Every line of the material is to be quoted verbatim, minus the pictures.
-- -- --
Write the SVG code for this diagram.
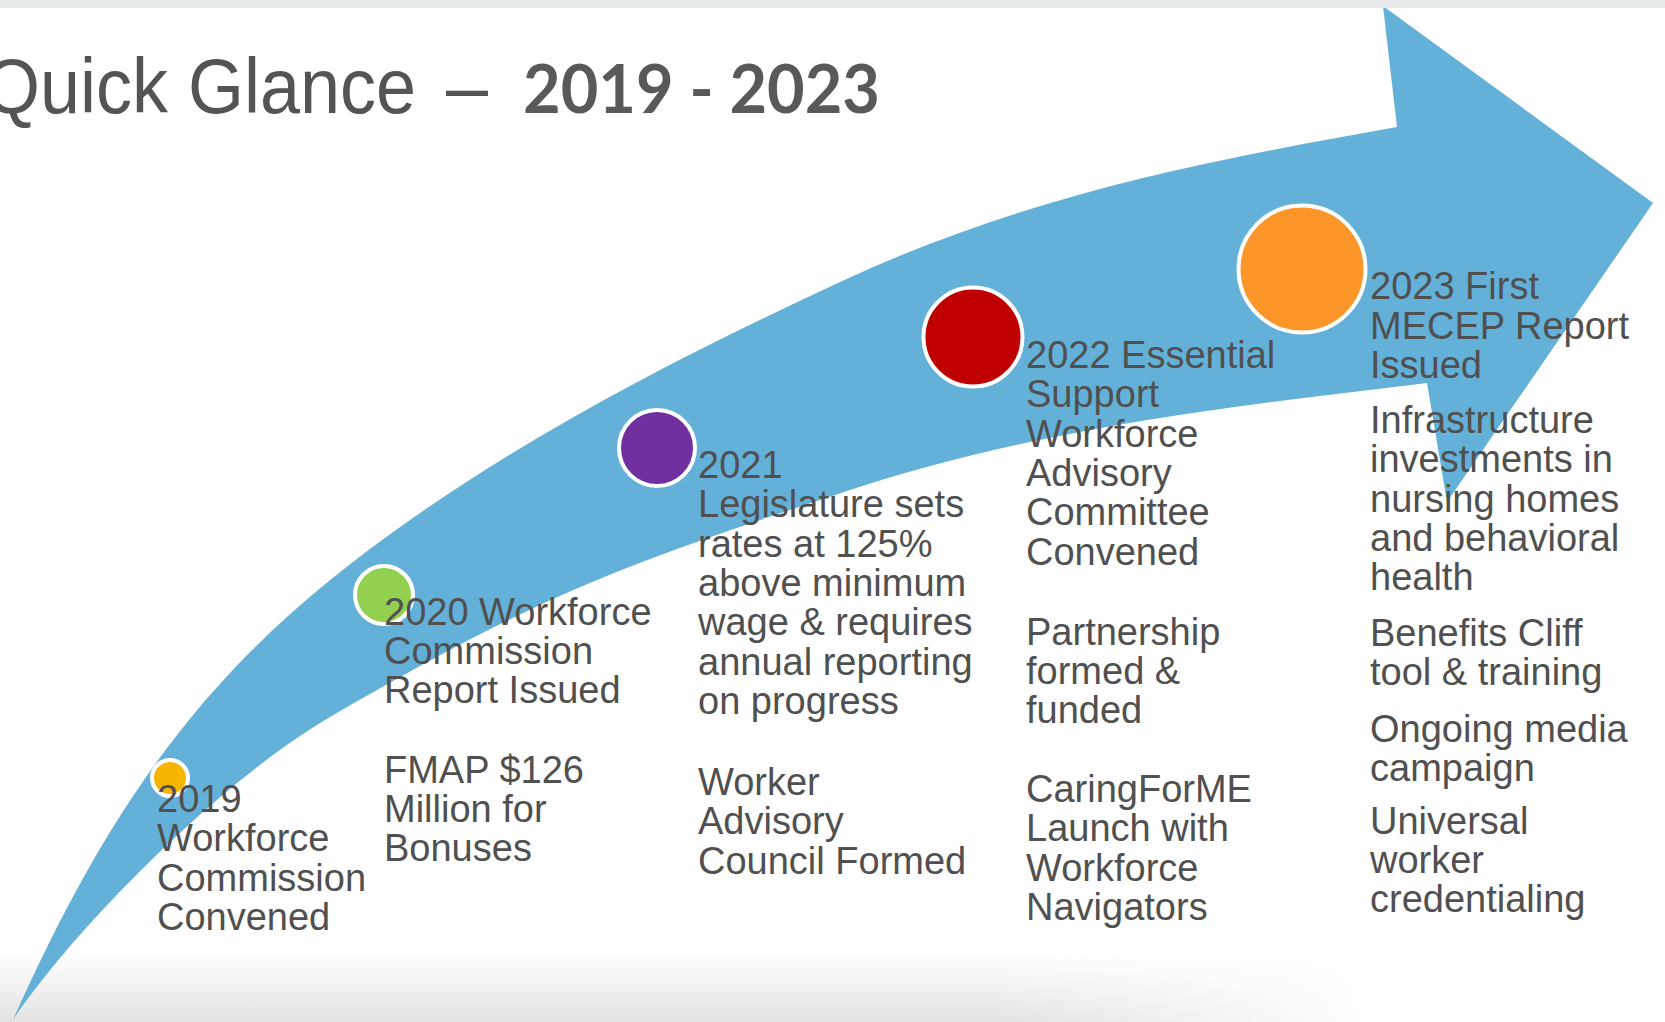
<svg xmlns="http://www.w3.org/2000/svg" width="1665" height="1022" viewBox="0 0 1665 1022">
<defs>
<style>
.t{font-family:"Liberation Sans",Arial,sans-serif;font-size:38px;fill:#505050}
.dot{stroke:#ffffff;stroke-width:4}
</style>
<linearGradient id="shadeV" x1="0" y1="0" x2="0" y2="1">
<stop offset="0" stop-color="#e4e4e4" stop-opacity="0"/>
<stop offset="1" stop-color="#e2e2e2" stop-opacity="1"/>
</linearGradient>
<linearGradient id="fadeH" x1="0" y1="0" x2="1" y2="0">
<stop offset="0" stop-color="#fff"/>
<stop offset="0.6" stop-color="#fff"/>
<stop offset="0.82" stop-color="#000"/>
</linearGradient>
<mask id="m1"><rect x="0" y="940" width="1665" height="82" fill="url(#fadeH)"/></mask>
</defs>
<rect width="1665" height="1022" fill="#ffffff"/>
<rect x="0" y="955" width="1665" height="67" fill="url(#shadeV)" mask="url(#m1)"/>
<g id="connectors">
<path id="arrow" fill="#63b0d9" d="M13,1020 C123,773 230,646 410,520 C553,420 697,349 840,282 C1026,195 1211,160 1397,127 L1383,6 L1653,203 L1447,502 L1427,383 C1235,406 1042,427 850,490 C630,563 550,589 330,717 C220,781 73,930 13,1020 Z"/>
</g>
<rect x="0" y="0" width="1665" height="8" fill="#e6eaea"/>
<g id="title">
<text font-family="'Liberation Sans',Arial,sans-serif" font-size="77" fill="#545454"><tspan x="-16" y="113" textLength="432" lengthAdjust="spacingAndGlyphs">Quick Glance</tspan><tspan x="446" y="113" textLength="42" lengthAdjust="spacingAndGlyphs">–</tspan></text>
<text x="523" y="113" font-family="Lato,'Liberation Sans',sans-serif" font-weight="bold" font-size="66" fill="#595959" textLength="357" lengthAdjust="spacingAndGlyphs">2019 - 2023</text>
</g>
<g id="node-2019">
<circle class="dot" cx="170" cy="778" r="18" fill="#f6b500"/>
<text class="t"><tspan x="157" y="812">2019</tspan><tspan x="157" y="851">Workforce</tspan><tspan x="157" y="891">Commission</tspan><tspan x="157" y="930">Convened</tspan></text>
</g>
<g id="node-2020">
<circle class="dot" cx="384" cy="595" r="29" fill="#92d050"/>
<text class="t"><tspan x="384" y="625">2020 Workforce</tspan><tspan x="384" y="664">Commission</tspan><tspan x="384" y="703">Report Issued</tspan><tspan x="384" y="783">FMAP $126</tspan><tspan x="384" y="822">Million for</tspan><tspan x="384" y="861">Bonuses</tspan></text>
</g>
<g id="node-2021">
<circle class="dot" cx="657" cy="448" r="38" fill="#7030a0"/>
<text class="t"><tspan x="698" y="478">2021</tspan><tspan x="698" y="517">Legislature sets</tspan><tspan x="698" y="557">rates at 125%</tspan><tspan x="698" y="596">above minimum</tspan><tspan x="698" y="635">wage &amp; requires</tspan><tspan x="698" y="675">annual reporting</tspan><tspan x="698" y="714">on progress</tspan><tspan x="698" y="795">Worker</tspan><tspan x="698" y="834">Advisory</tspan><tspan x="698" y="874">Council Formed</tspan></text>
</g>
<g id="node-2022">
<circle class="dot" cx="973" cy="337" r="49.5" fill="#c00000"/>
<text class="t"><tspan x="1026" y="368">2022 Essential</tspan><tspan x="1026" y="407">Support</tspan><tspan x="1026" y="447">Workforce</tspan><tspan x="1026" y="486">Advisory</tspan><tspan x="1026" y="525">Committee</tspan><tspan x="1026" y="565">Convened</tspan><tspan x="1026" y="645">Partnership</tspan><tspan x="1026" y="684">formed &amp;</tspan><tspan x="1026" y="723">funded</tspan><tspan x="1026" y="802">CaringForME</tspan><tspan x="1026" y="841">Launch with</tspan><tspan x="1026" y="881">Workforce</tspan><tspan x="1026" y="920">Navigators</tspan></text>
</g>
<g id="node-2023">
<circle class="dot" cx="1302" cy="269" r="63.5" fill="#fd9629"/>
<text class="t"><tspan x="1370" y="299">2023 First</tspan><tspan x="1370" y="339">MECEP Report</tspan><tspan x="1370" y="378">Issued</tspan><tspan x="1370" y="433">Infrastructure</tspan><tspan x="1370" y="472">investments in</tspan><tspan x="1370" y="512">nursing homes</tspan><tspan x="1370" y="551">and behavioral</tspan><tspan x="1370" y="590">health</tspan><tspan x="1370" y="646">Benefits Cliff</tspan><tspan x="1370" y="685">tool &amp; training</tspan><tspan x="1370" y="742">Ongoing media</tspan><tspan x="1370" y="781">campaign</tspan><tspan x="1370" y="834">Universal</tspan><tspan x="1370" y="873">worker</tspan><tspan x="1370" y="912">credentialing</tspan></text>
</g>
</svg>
-- -- --
> Answer to the problem:
Write the SVG code for this diagram.
<svg xmlns="http://www.w3.org/2000/svg" width="1665" height="1022" viewBox="0 0 1665 1022">
<defs>
<style>
.t{font-family:"Liberation Sans",Arial,sans-serif;font-size:38px;fill:#505050}
.dot{stroke:#ffffff;stroke-width:4}
</style>
<linearGradient id="shadeV" x1="0" y1="0" x2="0" y2="1">
<stop offset="0" stop-color="#e4e4e4" stop-opacity="0"/>
<stop offset="1" stop-color="#e2e2e2" stop-opacity="1"/>
</linearGradient>
<linearGradient id="fadeH" x1="0" y1="0" x2="1" y2="0">
<stop offset="0" stop-color="#fff"/>
<stop offset="0.6" stop-color="#fff"/>
<stop offset="0.82" stop-color="#000"/>
</linearGradient>
<mask id="m1"><rect x="0" y="940" width="1665" height="82" fill="url(#fadeH)"/></mask>
</defs>
<rect width="1665" height="1022" fill="#ffffff"/>
<rect x="0" y="955" width="1665" height="67" fill="url(#shadeV)" mask="url(#m1)"/>
<g id="connectors">
<path id="arrow" fill="#63b0d9" d="M13,1020 C123,773 230,646 410,520 C553,420 697,349 840,282 C1026,195 1211,160 1397,127 L1383,6 L1653,203 L1447,502 L1427,383 C1235,406 1042,427 850,490 C630,563 550,589 330,717 C220,781 73,930 13,1020 Z"/>
</g>
<rect x="0" y="0" width="1665" height="8" fill="#e6eaea"/>
<g id="title">
<text font-family="'Liberation Sans',Arial,sans-serif" font-size="77" fill="#545454"><tspan x="-16" y="113" textLength="432" lengthAdjust="spacingAndGlyphs">Quick Glance</tspan><tspan x="446" y="113" textLength="42" lengthAdjust="spacingAndGlyphs">–</tspan></text>
<text x="523" y="113" font-family="Lato,'Liberation Sans',sans-serif" font-weight="bold" font-size="66" fill="#595959" textLength="357" lengthAdjust="spacingAndGlyphs">2019 - 2023</text>
</g>
<g id="node-2019">
<circle class="dot" cx="170" cy="778" r="18" fill="#f6b500"/>
<text class="t"><tspan x="157" y="812">2019</tspan><tspan x="157" y="851">Workforce</tspan><tspan x="157" y="891">Commission</tspan><tspan x="157" y="930">Convened</tspan></text>
</g>
<g id="node-2020">
<circle class="dot" cx="384" cy="595" r="29" fill="#92d050"/>
<text class="t"><tspan x="384" y="625">2020 Workforce</tspan><tspan x="384" y="664">Commission</tspan><tspan x="384" y="703">Report Issued</tspan><tspan x="384" y="783">FMAP $126</tspan><tspan x="384" y="822">Million for</tspan><tspan x="384" y="861">Bonuses</tspan></text>
</g>
<g id="node-2021">
<circle class="dot" cx="657" cy="448" r="38" fill="#7030a0"/>
<text class="t"><tspan x="698" y="478">2021</tspan><tspan x="698" y="517">Legislature sets</tspan><tspan x="698" y="557">rates at 125%</tspan><tspan x="698" y="596">above minimum</tspan><tspan x="698" y="635">wage &amp; requires</tspan><tspan x="698" y="675">annual reporting</tspan><tspan x="698" y="714">on progress</tspan><tspan x="698" y="795">Worker</tspan><tspan x="698" y="834">Advisory</tspan><tspan x="698" y="874">Council Formed</tspan></text>
</g>
<g id="node-2022">
<circle class="dot" cx="973" cy="337" r="49.5" fill="#c00000"/>
<text class="t"><tspan x="1026" y="368">2022 Essential</tspan><tspan x="1026" y="407">Support</tspan><tspan x="1026" y="447">Workforce</tspan><tspan x="1026" y="486">Advisory</tspan><tspan x="1026" y="525">Committee</tspan><tspan x="1026" y="565">Convened</tspan><tspan x="1026" y="645">Partnership</tspan><tspan x="1026" y="684">formed &amp;</tspan><tspan x="1026" y="723">funded</tspan><tspan x="1026" y="802">CaringForME</tspan><tspan x="1026" y="841">Launch with</tspan><tspan x="1026" y="881">Workforce</tspan><tspan x="1026" y="920">Navigators</tspan></text>
</g>
<g id="node-2023">
<circle class="dot" cx="1302" cy="269" r="63.5" fill="#fd9629"/>
<text class="t"><tspan x="1370" y="299">2023 First</tspan><tspan x="1370" y="339">MECEP Report</tspan><tspan x="1370" y="378">Issued</tspan><tspan x="1370" y="433">Infrastructure</tspan><tspan x="1370" y="472">investments in</tspan><tspan x="1370" y="512">nursing homes</tspan><tspan x="1370" y="551">and behavioral</tspan><tspan x="1370" y="590">health</tspan><tspan x="1370" y="646">Benefits Cliff</tspan><tspan x="1370" y="685">tool &amp; training</tspan><tspan x="1370" y="742">Ongoing media</tspan><tspan x="1370" y="781">campaign</tspan><tspan x="1370" y="834">Universal</tspan><tspan x="1370" y="873">worker</tspan><tspan x="1370" y="912">credentialing</tspan></text>
</g>
</svg>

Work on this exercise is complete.